Special Olympics helps to change lives
Tuesday, February 25, 2014
Article summary
UEFA's social responsibility partner Special Olympics is doing magnificent work in giving sporting opportunities and a sense of achievement to athletes with intellectual disabilities.
Article top media content
Article body
Football has the power to change lives, generate intense emotions and promote health, friendship and respect. These values are prevalent in the outstanding work undertaken by UEFA's social responsibility partner, Special Olympics.
Founded in 1968, Special Olympics provides opportunities in a wide variety of sports to more than 4.2 million athletes with intellectual disabilities in over 170 countries.
The Special Olympics-UEFA partnership began in 1998, and the main objective is to involve more players with intellectual disabilities in football. Special Olympics is an international body that brings life-changing experiences by encouraging and empowering people with intellectual disabilities through sport – giving them the chance to develop physical fitness, demonstrate courage, and participate in a sharing of gifts, skills and friendship.
UEFA nurtures partnerships with a carefully selected number of organisations, in particular through its Football for all Abilities portfolio, which fosters the use of football as a tool for broadening the inclusion of players of all abilities, as well as marginalised or excluded groups.
Special Olympics' excellent work across the globe affords people with intellectual disabilities the opportunity to discover their sporting talents and derive a real sense of personal achievement and growth in doing so.
Dr Stan Shepherd is medical director for Special Olympics Great Britain. "A wide range of conditions can cause intellectual disability," he says. "There are many congenital genetic-based syndromes. One of the most common is Down's syndrome, another is Fragile X syndrome. Then there are other conditions that are the result of, for example, a problem during delivery at birth."
Special Olympics sport offers people with intellectual disabilities a positive purpose and feeling of belonging – and football plays a special role. "The benefits are massive," Dr Shepherd explains. "With football, the first thing to remember is that someone with intellectual disability has precisely the same emotions as everyone else. So when they play football, they experience exactly the same excitement, the same challenges, the same joy as anyone else who plays football.
"Having an intellectual disability can make your life very lonely and isolated – but because football is a team game, this automatically gives our athletes the whole experience of being part of a team. So they share the experience of training together, playing together, winning and losing together. In addition, any sporting activity is going to increase your self-confidence and your self-reliance – it's going to motivate you to get fit, to exercise, to train, to eat a healthy diet and to live a healthy life. Sport brings inclusion and not exclusion ... It brings togetherness, and not isolation."

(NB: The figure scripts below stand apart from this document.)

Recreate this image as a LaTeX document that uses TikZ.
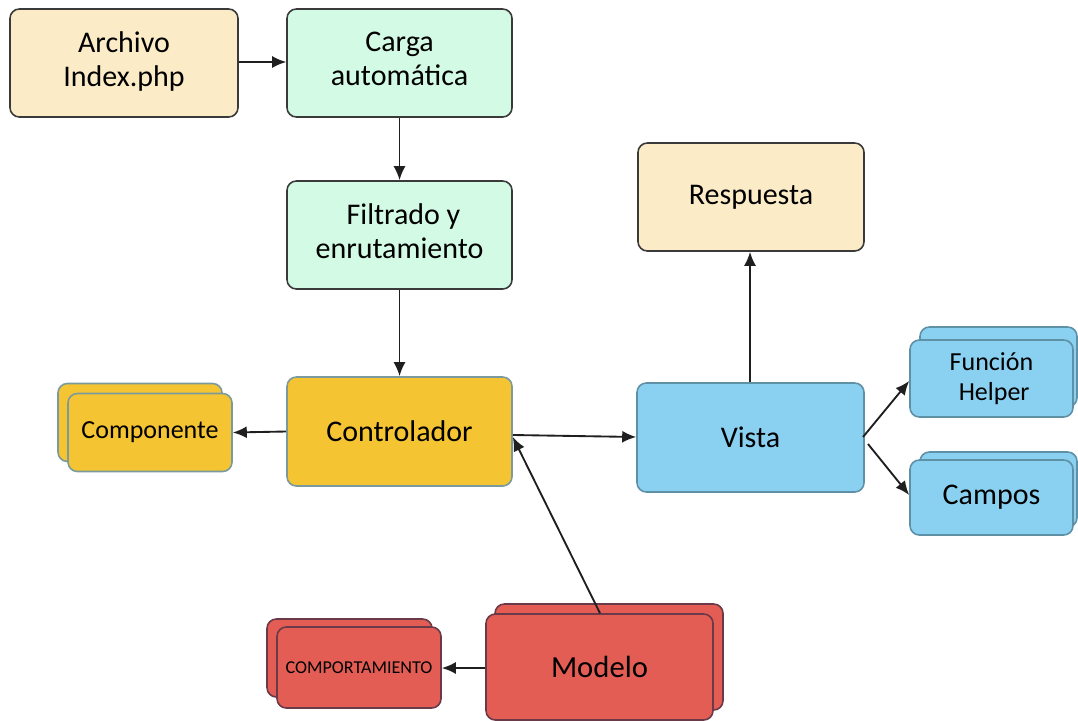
\documentclass[tikz,border=0pt]{standalone}
\usepackage{fontspec}
\setmainfont{Carlito}
\usetikzlibrary{arrows.meta}
\definecolor{beige}{HTML}{FBECC7}
\definecolor{mint}{HTML}{D2FAE4}
\definecolor{gold}{HTML}{F4C433}
\definecolor{sky}{HTML}{8AD1F1}
\definecolor{brick}{HTML}{E35D54}
\definecolor{darkline}{HTML}{3A3A3A}
\definecolor{goldline}{HTML}{7A9A9E}
\definecolor{skyline}{HTML}{5E90A6}
\definecolor{brickline}{HTML}{6A3A48}
\begin{document}
\begin{tikzpicture}[x=0.75pt,y=-0.75pt,
  box/.style={draw=darkline, line width=1.2pt, rounded corners=7pt, inner sep=0pt, align=center,
    font=\fontsize{22.5}{25.5}\selectfont},
  goldbox/.style={box, draw=goldline, fill=gold},
  skybox/.style={box, draw=skyline, fill=sky},
  brickbox/.style={box, draw=brickline, fill=brick},
  arr/.style={-{Latex[length=10.5pt,width=9pt]}, line width=1.4pt, black!88},
  ln/.style={line width=1.4pt, black!88}]
\useasboundingbox (0,0) rectangle (1078,721);

% top row
\node[box, fill=beige, minimum width=171pt, minimum height=81pt] (archivo) at (124,63) {Archivo\\Index.php\rule[-6pt]{0pt}{6pt}};
\node[box, fill=mint, minimum width=168.75pt, minimum height=81pt] (carga) at (399.5,63) {Carga\\automática\rule[-6pt]{0pt}{6pt}};
\node[box, fill=mint, minimum width=168.75pt, minimum height=81pt] (filtrado) at (399.5,235) {\hspace*{6pt}Filtrado y\\enrutamiento\rule[-6pt]{0pt}{6pt}};
\node[box, fill=beige, minimum width=169.5pt, minimum height=81pt] (respuesta) at (751,197) {Respuesta};

% controller row
\node[goldbox, minimum width=168.75pt, minimum height=81.75pt] (controlador) at (399.5,431.5) {Controlador};
\node[goldbox, minimum width=123pt, minimum height=58.5pt] (componenteB) at (140,422.5) {};
\node[goldbox, minimum width=123pt, minimum height=58.5pt, font=\fontsize{19.5}{22}\selectfont] (componente) at (150,432.5) {Componente};

\node[skybox, minimum width=170.25pt, minimum height=81.75pt] (vista) at (750.5,437.5) {Vista};
\node[skybox, minimum width=117.75pt, minimum height=60pt] (funcionB) at (998.5,367) {};
\node[skybox, minimum width=122.25pt, minimum height=57.75pt, font=\fontsize{19.5}{22}\selectfont] (funcion) at (991.5,378.5) {Función\\\hspace*{4pt}Helper};
\node[skybox, minimum width=117.75pt, minimum height=56.25pt] (camposB) at (998.5,489.5) {};
\node[skybox, minimum width=122.25pt, minimum height=56.25pt] (campos) at (991.5,497.5) {Campos};

% model row
\node[brickbox, minimum width=171pt, minimum height=79.5pt] (modeloB) at (609,657) {};
\node[brickbox, minimum width=170.25pt, minimum height=79.5pt, font=\fontsize{23}{26}\selectfont] (modelo) at (599.5,667) {Modelo};
\node[brickbox, minimum width=123.75pt, minimum height=58.5pt] (compB) at (349.5,658) {};
\node[brickbox, minimum width=123pt, minimum height=60.75pt, font=\fontsize{13.6}{15}\selectfont] (comp) at (359,667.5) {COMPORTAMIENTO};

% connectors
\draw[arr] (archivo.east |- 0,62) -- (carga.west |- 0,62);
\draw[arr] (carga.south) -- (filtrado.north);
\draw[arr] (filtrado.south) -- (controlador.north);
\draw[arr] (controlador.west) -- (componente.east);
\draw[arr] (controlador.east |- 0,435) -- (vista.west |- 0,437);
\draw[arr] (modelo.north -| 600,0) -- (controlador.east |- 0,437);
\draw[arr] (vista.north -| 750,0) -- (respuesta.south -| 750,0);
\coordinate (v1) at (863,437);
\coordinate (v2) at (868,444);
\draw[arr] (v1) -- (funcion.west |- 0,381);
\draw[arr] (v2) -- (campos.west |- 0,495);
\draw[arr] (modelo.west |- 0,668) -- (comp.east |- 0,668);
\end{tikzpicture}
\end{document}
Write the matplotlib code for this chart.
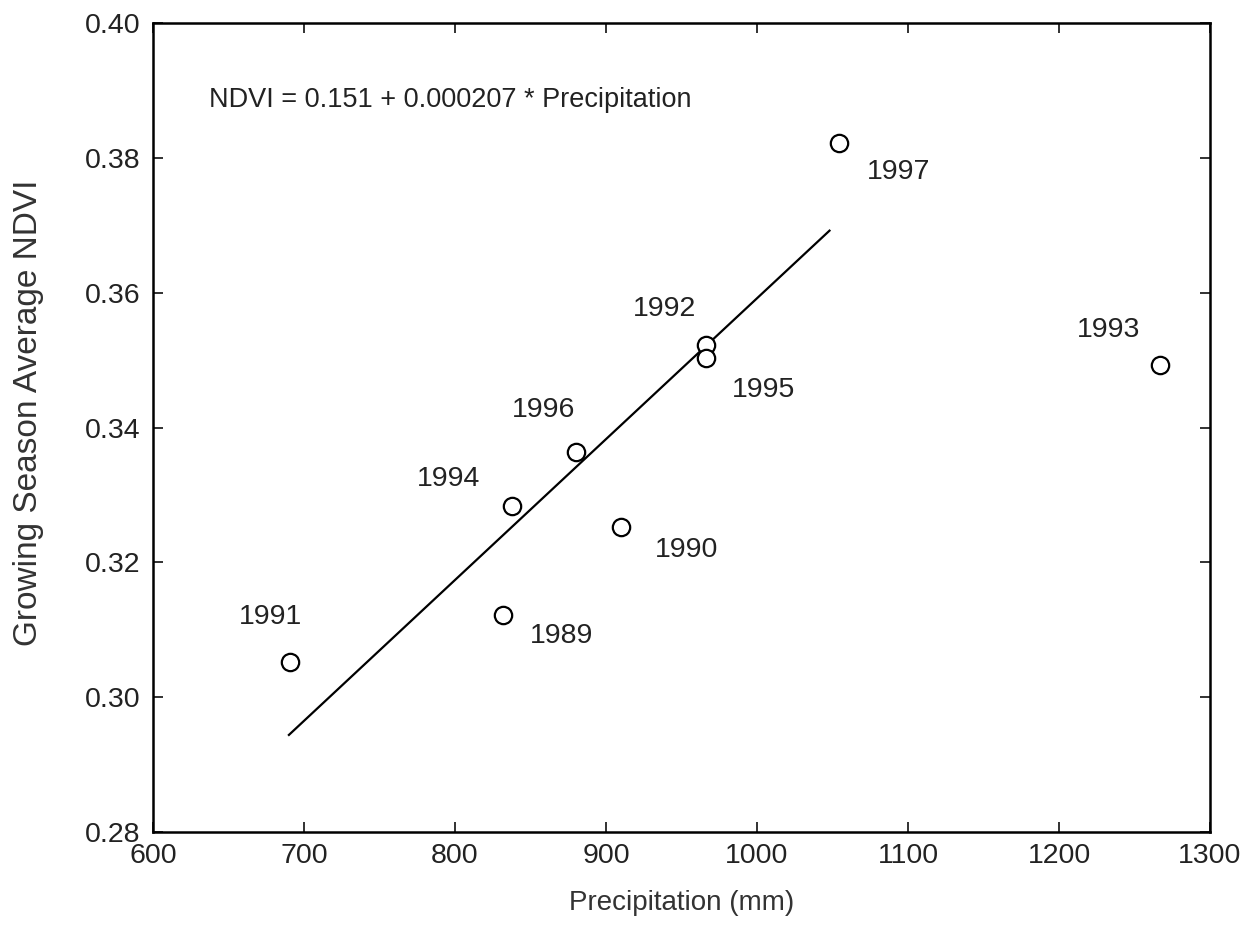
import matplotlib
matplotlib.use('Agg')
import matplotlib.pyplot as plt

plt.rcParams['font.family'] = ['Liberation Sans', 'DejaVu Sans']

# Daten
jahre = ['1989', '1990', '1991', '1992', '1993', '1994', '1995', '1996', '1997']
niederschlag = [832, 910, 691, 966, 1267, 838, 966, 880, 1054]
ndvi = [0.3122, 0.3252, 0.3052, 0.3522, 0.3493, 0.3283, 0.3503, 0.3364, 0.3822]

linie_x = [690, 1048]
linie_y = [0.2944, 0.3692]

# Versatz der Jahreszahlen in Pixeln (dx, dy nach unten)
versatz = {
    '1989': (58, 21), '1990': (65, 23), '1991': (-20, -45),
    '1992': (-41, -36), '1993': (-52, -35), '1994': (-64, -27),
    '1995': (58, 32), '1996': (-32, -42), '1997': (60, 29),
}

fig = plt.figure(figsize=(12.49, 9.43), dpi=100)
ax = fig.add_axes([0.1225, 0.1177, 0.9688 - 0.1225, 0.9756 - 0.1177])

ax.plot(linie_x, linie_y, color='black', lw=1.6)
ax.plot(niederschlag, ndvi, 'o', mfc='white', mec='black', ms=12.5, mew=1.6)

for j, x, y in zip(jahre, niederschlag, ndvi):
    dx, dy = versatz[j]
    ax.annotate(j, (x, y), xytext=(dx * 0.72, -dy * 0.72), textcoords='offset points',
                ha='center', va='center', fontsize=20.5, color='#222222')

ax.text(0.053, 0.905, 'NDVI = 0.151 + 0.000207 * Precipitation', transform=ax.transAxes,
        fontsize=19.5, color='#222222', va='center')

ax.set_xlim(600, 1300)
ax.set_ylim(0.28, 0.40)
ax.set_xticks(range(600, 1301, 100))
ax.set_yticks([0.28, 0.30, 0.32, 0.34, 0.36, 0.38, 0.40])
ax.set_yticklabels(['0.28', '0.30', '0.32', '0.34', '0.36', '0.38', '0.40'])
ax.tick_params(direction='in', length=7.5, width=1.3, top=True, right=True,
               labelsize=20.5, colors='#222222')
ax.tick_params(axis='x', pad=8)
ax.tick_params(axis='y', pad=9)
for s in ax.spines.values():
    s.set_linewidth(1.8)

ax.set_xlabel('Precipitation (mm)', fontsize=20, color='#333333', labelpad=15)
ax.set_ylabel('Growing Season Average NDVI', fontsize=24, color='#333333')
ax.yaxis.label.set_verticalalignment('center')
ax.yaxis.set_label_coords(-0.118, 0.518)

fig.savefig('out.png', dpi=100)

Dr Shepherd praises the thousands of volunteers who devote their time to coaching and assisting Special Olympics athletes worldwide, and says their dedication and encouragement is crucial. "We must pay tribute to the phenomenal commitment of the Special Olympics coaches. They all do it in their own time and for no money. Through your coach, anybody who plays a sport is going to get stretched, is going to do things they didn't think they could do or didn't believe they could do.
"Think what this means as a boost to the athletes' self-confidence and self-worth. Away from Special Olympics, they are in a world where people are telling you you can't do things. Here, they are in a world which is saying not only can you do things – you can even believe you can exceed your own expectations. That's one of the powers of Special Olympics."
UEFA's backing of Special Olympics lends a special seal of approval to the organisation's sterling work. "As an athlete with intellectual disability playing football, the fact that UEFA supports you means a huge amount," Dr Shepherd reflects. "It means that UEFA, the governing body of the most popular sport in the world, takes you seriously. It's massively important."
There are very sound medical reasons for Special Olympics athletes playing sports and getting fit. "People with intellectual disability suffer more long-term conditions than the rest of the population," says Dr Shepherd. "Diabetes, raised blood pressure, risk of heart attacks and strokes, etc. They get these long-term conditions at a younger age, and they can often have a worse outcome than the rest of the population.
"Physical fitness and living a healthy lifestyle are a major defence against diabetes, so football – the motivation, physical fitness, healthy diet and lifestyle – is actually improving health and life expectancy."
Joy, pride and achievement are at the heart of the Special Olympics athletes' experience. Dr Shepherd was recently involved in the Special Olympics Great Britain National Summer Games, which engaged some 1,700 athletes from England, Scotland and Wales, all with intellectual disabilities. He presents two examples of the sheer pleasure generated by the games. "The mother of an athlete said to us: 'You have treated us like royalty.' This can be put in contrast with the exclusion that people with intellectual disabilities may be confronted with. Then, an ambulance driver who had attended hundreds of events told us: 'After all the events I've been to, I have never seen so many smiling faces.'"
Special Olympics can feel justifiable pride in the magnificent work it is doing to furnish sportsmen and women with moments of joy that they will never forget.